» Exercise task
Leave out all pictures. Return exactly the lines from the top of the material through the line containing "colors = ['white', '#c8c8c8', '#6b6b6b', 'black']".
>> START
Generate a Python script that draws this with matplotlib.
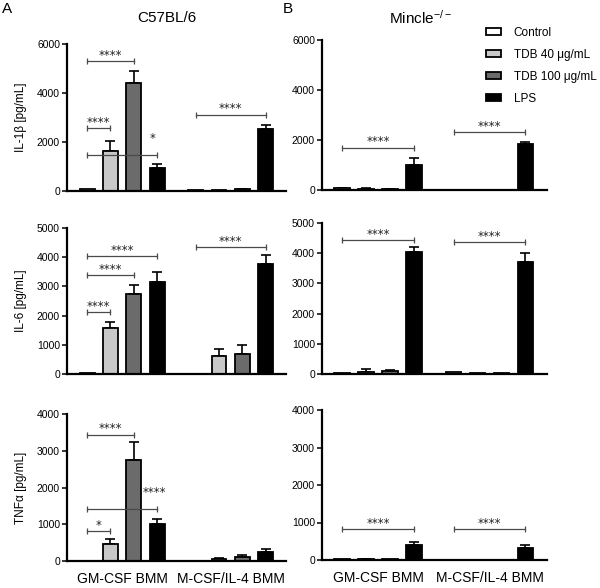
import numpy as np
import matplotlib
matplotlib.use("Agg")
import matplotlib.pyplot as plt
from matplotlib.patches import Patch

plt.rcParams['font.family'] = ['Liberation Sans', 'DejaVu Sans']
plt.rcParams['mathtext.fontset'] = 'custom'
plt.rcParams['mathtext.rm'] = 'Liberation Sans'
plt.rcParams['mathtext.it'] = 'Liberation Sans'

groups = ['GM-CSF BMM', 'M-CSF/IL-4 BMM']
treatments = ['Control', 'TDB 40 μg/mL', 'TDB 100 μg/mL', 'LPS']
colors = ['white', '#c8c8c8', '#6b6b6b', 'black']

# means / upper errors, order: GM (Ctrl, TDB40, TDB100, LPS), M (Ctrl, TDB40, TDB100, LPS)
a_il1b_mean = [60, 1630, 4420, 920, 10, 20, 60, 2510]
a_il1b_err = [0, 420, 460, 180, 0, 0, 10, 180]
a_il6_mean = [20, 1580, 2740, 3140, 0, 605, 680, 3770]
a_il6_err = [0, 210, 310, 340, 0, 250, 300, 305]
a_tnf_mean = [10, 465, 2740, 1020, 5, 45, 120, 245]
a_tnf_err = [0, 125, 500, 115, 0, 25, 50, 75]
b_il1b_mean = [70, 60, 50, 1000, 0, 0, 0, 1840]
b_il1b_err = [20, 10, 10, 280, 0, 0, 0, 90]
b_il6_mean = [20, 80, 90, 4050, 50, 20, 40, 3705]
b_il6_err = [0, 70, 30, 140, 0, 0, 0, 300]
b_tnf_mean = [20, 30, 15, 410, 10, 0, 10, 310]
b_tnf_err = [0, 10, 0, 80, 0, 0, 0, 80]

# significance brackets: (from bar, to bar, height, label, label bar pos or None, label height or None)
a_il1b_sig = [(0, 2, 5320, '****', None, None), (0, 1, 2570, '****', None, None),
              (0, 3, 1480, '*', 2.8, 1920), (4, 7, 3115, '****', None, None)]
a_il6_sig = [(0, 1, 2135, '****', None, None), (0, 2, 3380, '****', None, None),
             (0, 3, 4050, '****', None, None), (4, 7, 4350, '****', None, None)]
a_tnf_sig = [(0, 2, 3440, '****', None, None), (0, 1, 810, '*', None, None),
             (0, 3, 1420, '****', 2.9, 1700)]
b_il1b_sig = [(0, 3, 1700, '****', None, None), (4, 7, 2330, '****', None, None)]
b_il6_sig = [(0, 3, 4425, '****', None, None), (4, 7, 4360, '****', None, None)]
b_tnf_sig = [(0, 3, 820, '****', None, None), (4, 7, 820, '****', None, None)]

ylabels = ['IL-1β [pg/mL]', 'IL-6 [pg/mL]', 'TNFα [pg/mL]']
a_ymax = [6000, 5000, 4000]
b_ymax = [6000, 5000, 4000]

x = np.concatenate([np.arange(4), 4.65 + np.arange(4)])
width = 0.64

fig = plt.figure(figsize=(6.0, 5.88), dpi=100)
W, H = 600.0, 588.0

def axrect(l, r, t, b):
    return [l / W, 1 - b / H, (r - l) / W, (b - t) / H]

a_rects = [axrect(67, 286, 44, 190.7), axrect(67, 286, 228, 374), axrect(67, 286, 414, 561)]
b_rects = [axrect(322, 547, 40, 190), axrect(322, 547, 223, 374), axrect(322, 547, 410, 560)]

a_data = [(a_il1b_mean, a_il1b_err, a_il1b_sig), (a_il6_mean, a_il6_err, a_il6_sig),
          (a_tnf_mean, a_tnf_err, a_tnf_sig)]
b_data = [(b_il1b_mean, b_il1b_err, b_il1b_sig), (b_il6_mean, b_il6_err, b_il6_sig),
          (b_tnf_mean, b_tnf_err, b_tnf_sig)]

def draw(ax, mean, err, sig, ymax, xlim, ylabel, show_x):
    bar_colors = colors * 2
    ax.bar(x, mean, width=width, color=bar_colors, edgecolor='black', linewidth=1.3, zorder=2)
    err = np.array(err)
    yerr = np.vstack([np.zeros_like(err), err])
    mask = err > 0
    ax.errorbar(x[mask], np.array(mean)[mask], yerr=yerr[:, mask], fmt='none', ecolor='black',
                elinewidth=1.2, capsize=3.3, capthick=1.2, zorder=1)
    for (i0, i1, yy, lab, lx, ly) in sig:
        ax.plot([x[i0], x[i1]], [yy, yy], color='#4a4a4a', lw=0.9, marker='|',
                markersize=4, markeredgewidth=0.9, zorder=3)
        tx = (x[i0] + x[i1]) / 2 if lx is None else lx
        ty = yy if ly is None else ly
        ax.annotate(lab, (tx, ty), xytext=(0, 1.5), textcoords='offset points',
                    ha='center', va='baseline', fontsize=8.5, family='DejaVu Sans', color='#222222')
    ax.set_ylim(0, ymax)
    ax.set_xlim(*xlim)
    ax.set_yticks(np.arange(0, ymax + 1, 1000 if ymax <= 5000 else 2000))
    ax.tick_params(axis='y', direction='out', length=3.5, width=1.1, labelsize=7.5, pad=1.5)
    for s in ['top', 'right']:
        ax.spines[s].set_visible(False)
    for s in ['left', 'bottom']:
        ax.spines[s].set_linewidth(1.6)
    if show_x:
        ax.set_xticks([x[:4].mean(), x[4:].mean()])
        ax.set_xticklabels(groups, fontsize=10)
        ax.tick_params(axis='x', length=0, pad=8)
    else:
        ax.set_xticks([])
    if ylabel:
        ax.set_ylabel(ylabel, fontsize=8.5, labelpad=7)

for k in range(3):
    axA = fig.add_axes(a_rects[k])
    m, e, s = a_data[k]
    draw(axA, m, e, s, a_ymax[k], (-0.86, 8.52), ylabels[k], k == 2)
    axB = fig.add_axes(b_rects[k])
    m, e, s = b_data[k]
    draw(axB, m, e, s, b_ymax[k], (-0.84, 8.55), None, k == 2)
    if k == 0:
        handles = [Patch(facecolor=c, edgecolor='black', linewidth=1.3) for c in colors]
        fig.legend(handles, treatments, loc='upper left', bbox_to_anchor=(486 / W, 1 - 27 / H),
                   frameon=False, fontsize=8.5, handlelength=1.25, handleheight=0.55,
                   handletextpad=1.1, labelspacing=0.85, borderpad=0, borderaxespad=0)

fig.text(167 / W, 1 - 18 / H, 'C57BL/6', ha='center', va='center', fontsize=11)
fig.text(420 / W, 1 - 18 / H, 'Mincle$^{-/-}$', ha='center', va='center', fontsize=11)
fig.text(7 / W, 1 - 9 / H, 'A', ha='center', va='center', fontsize=11)
fig.text(288 / W, 1 - 9 / H, 'B', ha='center', va='center', fontsize=11)

fig.savefig('out.png', dpi=100)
>> END
» Task answer
Generate a Python script that draws this with matplotlib.
import numpy as np
import matplotlib
matplotlib.use("Agg")
import matplotlib.pyplot as plt
from matplotlib.patches import Patch

plt.rcParams['font.family'] = ['Liberation Sans', 'DejaVu Sans']
plt.rcParams['mathtext.fontset'] = 'custom'
plt.rcParams['mathtext.rm'] = 'Liberation Sans'
plt.rcParams['mathtext.it'] = 'Liberation Sans'

groups = ['GM-CSF BMM', 'M-CSF/IL-4 BMM']
treatments = ['Control', 'TDB 40 μg/mL', 'TDB 100 μg/mL', 'LPS']
colors = ['white', '#c8c8c8', '#6b6b6b', 'black']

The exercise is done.